Corps commander impressed with Minot’s initiative

Submitted Photo In this photo from the U.S. Army Corps of Engineers, Maj. Gen. Richard Kaiser, right, speaks to Souris River Joint Board Chairman David Ashley, bottom, Col. Sam Calkins, center, and Minot Mayor Shawn Sipma, top, during a bus tour of the flood protection project construction Tuesday, led by Minot Public Works Director Dan Jonasson, shown at the front of the bus.

Minot’s initiative in pushing forward with the Mouse River Enhanced Flood Protection Project is impressive, according to a division commander with the U.S Army Corps of Engineers who visited the city Tuesday.

Maj. Gen. Richard Kaiser, commander of the Mississippi Valley Division since last September, and St. Paul District Commander Col. Sam Calkins were in Minot for an update and tour of the construction. The Mississippi Valley Division includes portions of 12 states, including the Red River and Souris River basins in North Dakota.

“I was very impressed, first of all, with the work of the community and the leaders over the past several years and how they have come together to work with other agencies to put together a coherent flood protection plan,” Kaiser said. “I was very impressed with the enthusiasm of the community and the willingness to step forward. That’s important from a federal perspective because the federal government is more interested in putting funds forward where communities are active and engaged and willing to do their part.”

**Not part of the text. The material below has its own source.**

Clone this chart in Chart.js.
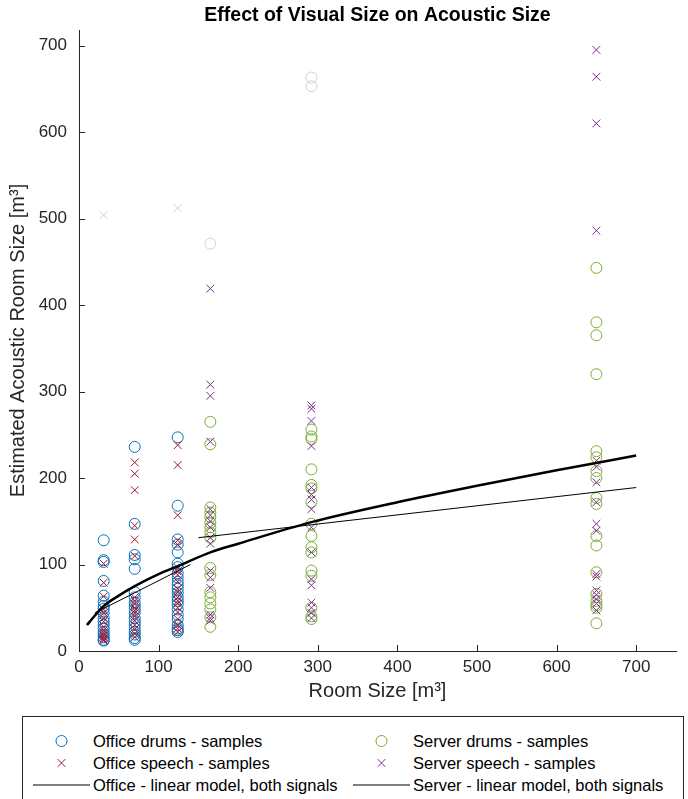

The Souris River Joint Board began construction of the first three phases of flood protection in Minot this spring. Design work continues on the Maple Diversion, a portion of the project that the Corps views as potentially eligible for federal funding. To be eligible, the benefits of a project feature must equal or, preferably, exceed the cost to construct.

Kaiser said the importance of the Souris River flood project prompted him to come to the area to see and better understand it.

“It’s one thing to listen to a briefing, but it’s another thing to get onto the ground and see the people that are affected by that traumatic flood, and as importantly, see the great work this community has done in response to it. With that as a backdrop, it tells me how important it is that we have our attention on this on our part at the Corps of Engineers – that we get our job done,” he said.

The Corps is conducting a feasibility study that will determine which project features might qualify for federal funding consideration. The joint board and City of Minot, along with the Corps, want to see the study completed and a report finalized yet this year so the project can be included in the next congressional funding bill for water resources.